## Doomsday! Problems with interpreting a confidence interval when there is no evidence for the assumed sampling model

Mark Brown pointed me to a credulous news article in the Washington Post, “We have a pretty good idea of when humans will go extinct,” which goes:

A Princeton University astrophysicist named J. Richard Gott has a surprisingly precise answer to that question . . . to understand how he arrived at it and what it means for our survival, we first need to take a brief but fascinating detour through the science of probability and astronomy, one that begins 500 years ago with the Polish mathematician Nicholas Copernicus. . . .

Assuming that you and I are not so special as to be born at either the dawn of a very long-lasting human civilization or the twilight years of a short-lived one, we can apply Gott’s 95 percent confidence formula to arrive at an estimate of when the human race will go extinct: between 5,100 and 7.8 million years from now. . . . But for either of those scenarios to be true we must be observing humanity’s existence from a highly privileged point in time: either at the dawn of a technologically advanced, galaxy-hopping supercivilization, or at the end of days for an Earthbound civilization on the brink of extinguishing itself. According to the Copernican Principle, neither one of those scenarios is likely.

That’s old-school, uncritical, gee-whiz science writing for ya. The particular claim is not new; indeed we discussed it right here 13 years ago (see also here and here) I guess we can use the same reasoning to suggest that we’ll be busy debunking this story for many decades to come!

I replied to Mark by sending him a link to my paper with Christian Robert along with this quote:

Mark replied:

The method has a built in bias for residual age to be stochastically increasing in current age. Apply the method to a 90 year old man and the 50% prediction confidence interval for his residual life will be (30,270). Apply it to his 9 year old great grandson and you get (3,27). They would argue that we know something about human lifetimes, and this method is to be used when you essentially know nothing.

As I read it there is a random lifetime of interest, L. We observe A= LU where U is independent of L and is uniform (0,1). The residual life R=L(1-U).=A (1-U)/U . From the percentiles of U/(1-U) we get a 100(1-2b) percent prediction confidence interval for R, A( b/(1-b), (1-b)/b ). If the assumption A=LU is correct then the coverage probability is correct without assumptions on L. That being said if the method is used on a large sample of individuals as in the example above ((A/3, 3A) being a 50% prediction interval), its error rate will probably be a lot larger than 50%.

The method is hard to update. In the Berlin Wall example if you return 5 years later and the wall is still standing what’s the prediction interval for residual life, given this information? The prediction intervals are log symmetric (the prediction interval for log R is symmetric about log(A)). That doesn’t seem reasonable to me.

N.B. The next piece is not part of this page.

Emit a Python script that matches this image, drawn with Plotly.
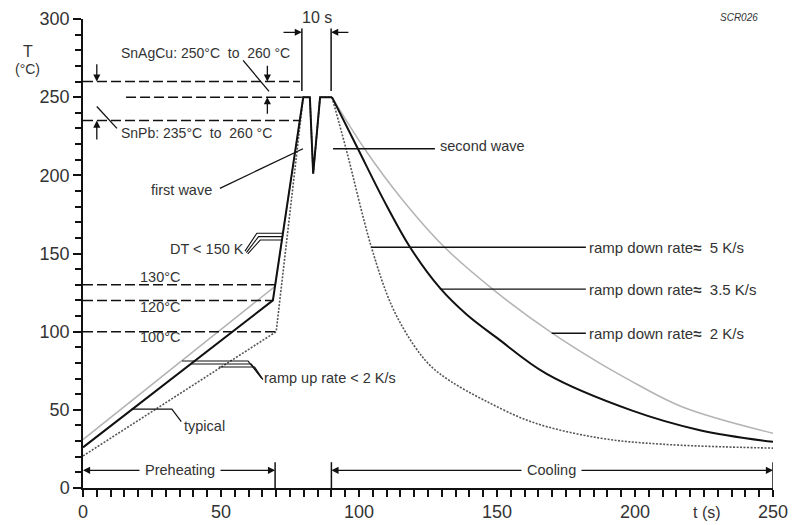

Hey, living to the age of 270—that’d be cool! I just have to make it to 90, then I’m most of the way there.

In all seriousness, this is a nonparametric frequentist statistical procedure, which is fine—but then this puts a big burden on the sampling model. The key quote from the above news article is, “Assuming that you and I are not so special as to be born at either the dawn of a very long-lasting human civilization or the twilight years of a short-lived one.” That’s an assumption that pretty much assumes the answer already.